By: Linda Branch, The Barbados Advocate

Mediation as an alternative means of settling disputes will become part of Barbados’ judicial landscape in the near future in an effort to save time and money, a judiciary representative said yesterday.

“We haven’t made the decision yet as to whether it will be compulsory or not, but there will be some provisions for mediation in the new rules,” stated Chief Justice Sir David Simmons. He explained that putting a court connected mediation system in place was a component of the Justice Improvement Project setting new rules of court to improve the judicial process.

“The ADR (alternative dispute resolution) is now a very contemporary mechanism used in the common law world to assist in settling disputes rather than pursuing the disputes by way of litigation in court,” added Sir David. “It is happening in the region already and that is where I want to take Barbados”.

Although disputing parties would still have the right to continue through the court system should they desire, the use of a mediator at an early junction of the litigation process was viewed as an option that could be advantageous for all involved.

“It is a way of keeping down costs and taking a lot of the acrimony out of litigation and it saves a tremendous amount of court time,” said the Chief Justice.

The discussed establishment of a mediation system would complement a move by the judiciary to take case management out of the hands of lawyers and place the managing of caseloads under the responsibilities of judges.

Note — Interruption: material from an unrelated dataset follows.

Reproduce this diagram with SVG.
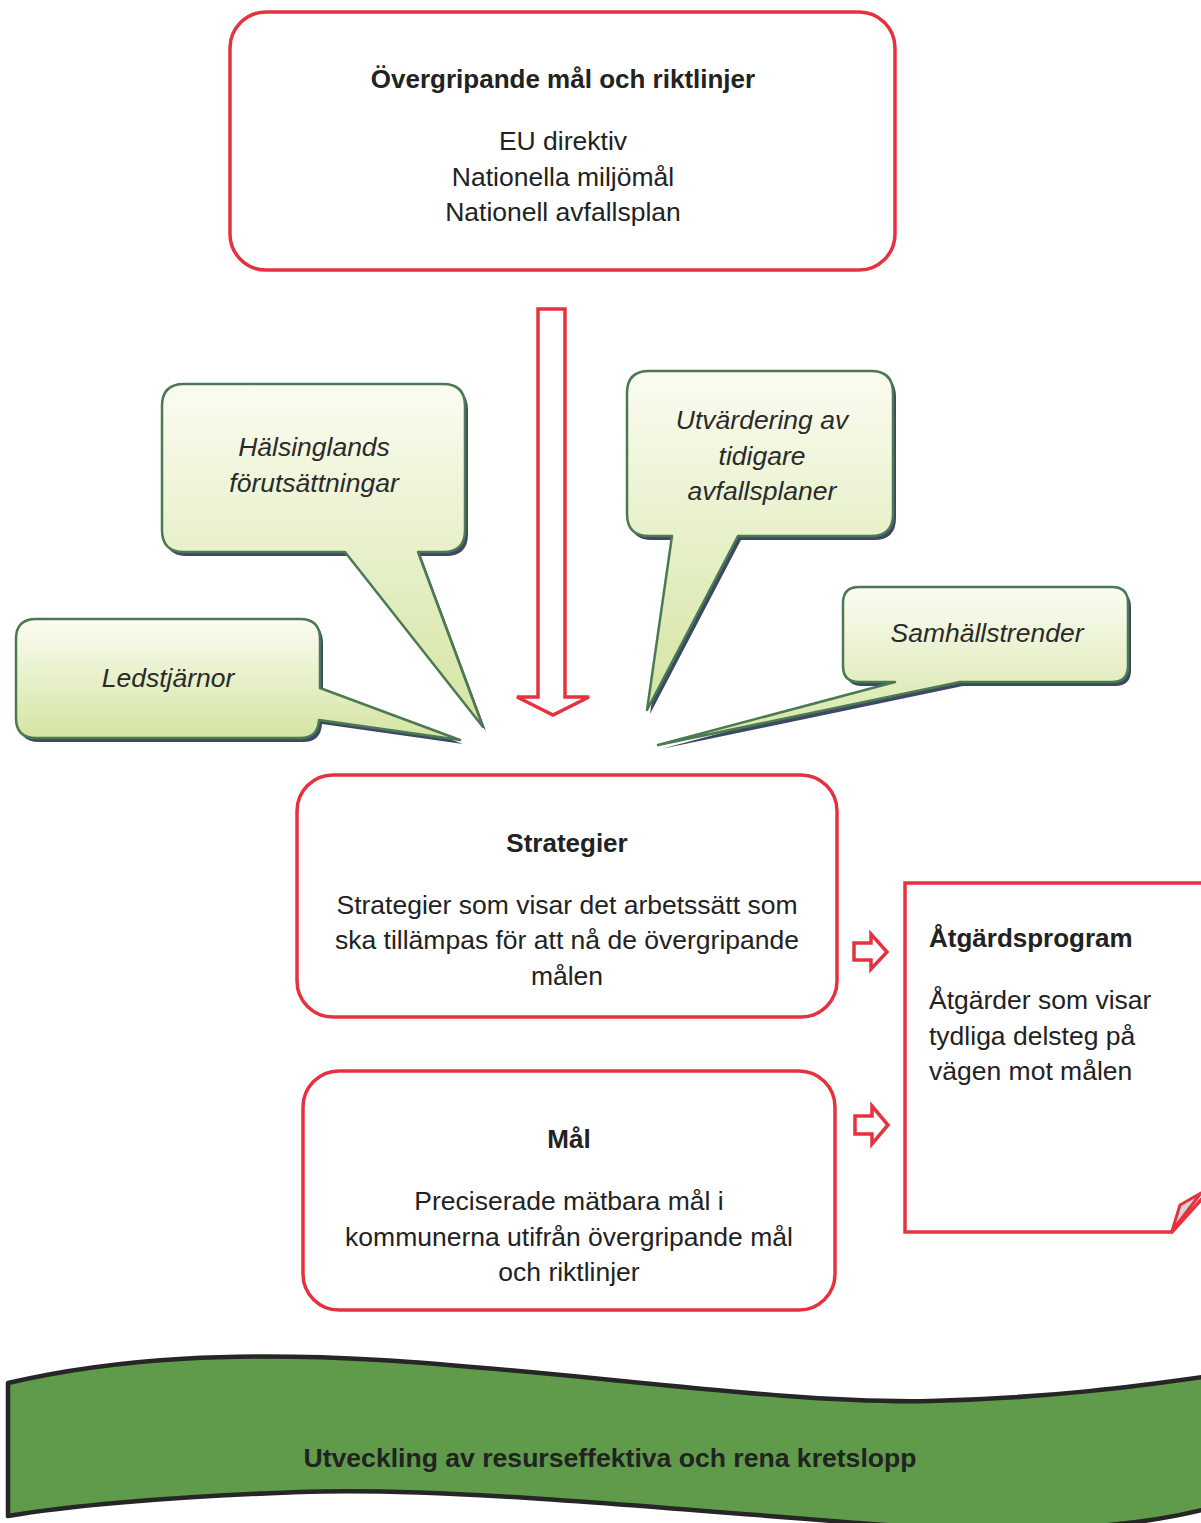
<svg xmlns="http://www.w3.org/2000/svg" width="1201" height="1523" viewBox="0 0 1201 1523">
<defs>
<linearGradient id="cg" x1="0" y1="0" x2="0" y2="1">
<stop offset="0" stop-color="#fbfcf1"/>
<stop offset="1" stop-color="#d3e4a1"/>
</linearGradient>
<style>
.red{fill:#fff;stroke:#e5323f;stroke-width:3.5}
.call{fill:url(#cg);stroke:#4b7a52;stroke-width:2.5;stroke-linejoin:round}
.sh{fill:#3d4866;stroke:none}
.t{font-family:"Liberation Sans",Arial,sans-serif;font-size:26.5px;fill:#222;text-anchor:middle}
.b{font-weight:bold;font-size:26px}
.i{font-style:italic;fill:#2a2a2a}
.l{text-anchor:start}
</style>
</defs>
<rect width="1201" height="1523" fill="#fff"/>

<g id="overgripande">
<rect class="red" x="230" y="12" width="665" height="258" rx="36"/>
<text class="t b" x="563" y="88">Övergripande mål och riktlinjer</text>
<text class="t" x="563" y="150">EU direktiv</text>
<text class="t" x="563" y="186">Nationella miljömål</text>
<text class="t" x="563" y="221">Nationell avfallsplan</text>
</g>

<g id="connectors">
<path class="red" d="M538,309 H565 V697 H589 L553,715 L517,697 H538 Z"/>
<path class="red" d="M854,943 H871 V934 L887,952 L871,969 V960 H854 Z" stroke-width="3"/>
<path class="red" d="M855,1116 H872 V1106 L888,1125 L872,1144 V1134 H855 Z" stroke-width="3"/>
</g>

<g id="halsinglands">
<path class="sh" transform="translate(3,4)" d="M184,384 H443 Q465,384 465,406 V530 Q465,552 443,552 H418 L483,727 L345,552 H184 Q162,552 162,530 V406 Q162,384 184,384 Z"/>
<path class="call" d="M184,384 H443 Q465,384 465,406 V530 Q465,552 443,552 H418 L483,727 L345,552 H184 Q162,552 162,530 V406 Q162,384 184,384 Z"/>
<text class="t i" x="314" y="456">Hälsinglands</text>
<text class="t i" x="314" y="492">förutsättningar</text>
</g>

<g id="utvardering">
<path class="sh" transform="translate(3,4)" d="M649,371 H871 Q893,371 893,393 V514 Q893,536 871,536 H738 L647,710 L672,536 H649 Q627,536 627,514 V393 Q627,371 649,371 Z"/>
<path class="call" d="M649,371 H871 Q893,371 893,393 V514 Q893,536 871,536 H738 L647,710 L672,536 H649 Q627,536 627,514 V393 Q627,371 649,371 Z"/>
<text class="t i" x="762" y="429">Utvärdering av</text>
<text class="t i" x="762" y="465">tidigare</text>
<text class="t i" x="762" y="500">avfallsplaner</text>
</g>

<g id="samhallstrender">
<path class="sh" transform="translate(3,4)" d="M859,587 H1112 Q1128,587 1128,603 V666 Q1128,682 1112,682 H960 L658,745 L895,682 H859 Q843,682 843,666 V603 Q843,587 859,587 Z"/>
<path class="call" d="M859,587 H1112 Q1128,587 1128,603 V666 Q1128,682 1112,682 H960 L658,745 L895,682 H859 Q843,682 843,666 V603 Q843,587 859,587 Z"/>
<text class="t i" x="987" y="642">Samhällstrender</text>
</g>

<g id="ledstjarnor">
<path class="sh" transform="translate(3,4)" d="M36,619 H300 Q320,619 320,639 V688 L460,740 L319,720 Q318,738 300,738 H36 Q16,738 16,718 V639 Q16,619 36,619 Z"/>
<path class="call" d="M36,619 H300 Q320,619 320,639 V688 L460,740 L319,720 Q318,738 300,738 H36 Q16,738 16,718 V639 Q16,619 36,619 Z"/>
<text class="t i" x="168" y="687">Ledstjärnor</text>
</g>

<g id="strategier">
<rect class="red" x="297" y="775" width="540" height="242" rx="36"/>
<text class="t b" x="567" y="852">Strategier</text>
<text class="t" x="567" y="914">Strategier som visar det arbetssätt som</text>
<text class="t" x="567" y="949">ska tillämpas för att nå de övergripande</text>
<text class="t" x="567" y="985">målen</text>
</g>

<g id="mal">
<rect class="red" x="303" y="1071" width="532" height="239" rx="36"/>
<text class="t b" x="569" y="1148">Mål</text>
<text class="t" x="569" y="1210">Preciserade mätbara mål i</text>
<text class="t" x="569" y="1246">kommunerna utifrån övergripande mål</text>
<text class="t" x="569" y="1281">och riktlinjer</text>
</g>

<g id="atgardsprogram">
<path class="red" d="M905,883 H1210 V1190 L1172,1232 H905 Z"/>
<path d="M1172,1231 L1180,1205 L1201,1193 Z" fill="#d6d6d6" stroke="#e5323f" stroke-width="3" stroke-linejoin="round"/>
<text class="t b l" x="929" y="947">Åtgärdsprogram</text>
<text class="t l" x="929" y="1009">Åtgärder som visar</text>
<text class="t l" x="929" y="1045">tydliga delsteg på</text>
<text class="t l" x="929" y="1080">vägen mot målen</text>
</g>

<g id="kretslopp">
<path d="M8,1383 C120,1357 240,1352 380,1360 C580,1372 780,1404 930,1401 C1050,1398 1140,1386 1210,1376 V1508 C1150,1524 1050,1536 900,1526 C700,1512 450,1486 300,1492 C160,1497 60,1507 8,1516 Z" fill="#5f9b4b" stroke="#262626" stroke-width="4.5" stroke-linejoin="round"/>
<text class="t" x="610" y="1467" font-size="24" font-weight="bold" fill="#25301c" textLength="613" lengthAdjust="spacingAndGlyphs">Utveckling av resurseffektiva och rena kretslopp</text>
</g>
</svg>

Sir David believes these tandem changes would help cases to be more speedily addressed.

“It takes too long between filing a case and hearing it and our determination, within I would say the next 18 months, is to start to change that to make sure that the time between filing the case and having it heard and completed is perhaps no more than 18 months,” stated the Chief Justice. Sir David noted that Sir Dennis Byron, Chief Justice of the Eastern Caribbean Supreme Court, had already implemented with success what Barbados was now discussing.

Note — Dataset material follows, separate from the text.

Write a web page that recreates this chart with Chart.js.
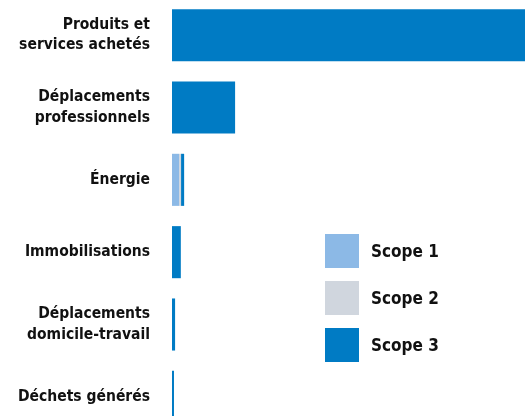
<!DOCTYPE html>
<html>
<head>
<meta charset="utf-8">
<script src="https://cdn.jsdelivr.net/npm/chart.js@4"></script>
<style>
    html, body { margin: 0; padding: 0; background: #fff; overflow: hidden; }
    body { width: 525px; height: 416px; position: relative; }
    #chartWrap { position: absolute; left: 0; top: -1px; width: 525px; height: 434px; }
    #legend { position: absolute; left: 325px; top: 234px; font: bold 17px 'DejaVu Sans Condensed', sans-serif; color: #111; }
    .legend-item { display: flex; align-items: center; height: 34px; margin-bottom: 13px; }
    .legend-box { width: 34px; height: 34px; margin-right: 12px; }
</style>
</head>
<body>
<div id="chartWrap"><canvas id="scopeChart"></canvas></div>
<div id="legend"></div>
<script>
// Emissions par poste (% du total)
const categories = [
    ['Produits et', 'services achetés'],
    ['Déplacements', 'professionnels'],
    'Énergie',
    'Immobilisations',
    ['Déplacements', 'domicile-travail'],
    'Déchets générés'
];
const scope1 = [0, 0, 1.6, 0, 0, 0];
const scope2 = [0, 0, 0.45, 0, 0, 0];
const scope3 = [82, 14.3, 0.7, 2.0, 0.7, 0.45];

const seriesLabels = ['Scope 1', 'Scope 2', 'Scope 3'];
const seriesColors = ['#8cb9e6', '#d0d6de', '#007bc4'];

const ctx = document.getElementById('scopeChart').getContext('2d');
const chart = new Chart(ctx, {
    type: 'bar',
    data: {
        labels: categories,
        datasets: [scope1, scope2, scope3].map((values, i) => ({
            label: seriesLabels[i],
            data: values,
            backgroundColor: seriesColors[i],
            borderWidth: 0,
            categoryPercentage: 1,
            barPercentage: 0.72
        }))
    },
    options: {
        indexAxis: 'y',
        responsive: true,
        maintainAspectRatio: false,
        animation: false,
        layout: { padding: 0 },
        plugins: {
            legend: { display: false },
            tooltip: { enabled: false }
        },
        scales: {
            x: {
                stacked: true,
                display: false,
                min: 0,
                max: 80
            },
            y: {
                stacked: true,
                grid: { display: false, drawTicks: false },
                border: { display: false },
                ticks: {
                    padding: 22,
                    color: '#111',
                    font: { family: "'DejaVu Sans Condensed', sans-serif", size: 15.5, weight: 'bold', lineHeight: 1.3 }
                },
                afterFit: (scale) => {
                    scale.width = 172;
                    scale.paddingTop = 0;
                    scale.paddingBottom = 0;
                }
            }
        }
    }
});

// Legend built from the datasets
const legendEl = document.getElementById('legend');
legendEl.innerHTML = chart.data.datasets.map(ds => `
    <div class="legend-item">
        <div class="legend-box" style="background:${ds.backgroundColor}"></div>
        <span>${ds.label}</span>
    </div>
`).join('');
</script>
</body>
</html>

Sir Simmons made these comments during the second day of a two-day seminar, held at the Amaryllis Beach Resort, to educate judges and magistrates about the mediation process and case management. The seminar was led by Master Calum MacLeod, Superior Court of Justice in Ontario, Canada and Allan Stitt, head of Stitt Feld Handy Group in Toronto which specializes in mediating disputes.

As a Master in Ontario’s court system, MacLeod explained that he managed cases and heard trial motions as well as supervised the mandatory mediation system process for civil disputes. Since the programmes’s implementation in 1997, he said an estimated 40 per cent of civil cases were settled through mediation. With the average civil case taking four years to reach trial and costing some $40,000 per party, Master MacLeod said mediation offered a fair and just alternative for litigants.

In addition to a seminar tomorrow for members of the bar association, Sir Simmons said there would be an additional seminar in January for members of the public who have an interest in mediating. He noted that there were funds available under the Justice Improvement Project for the training of mediators.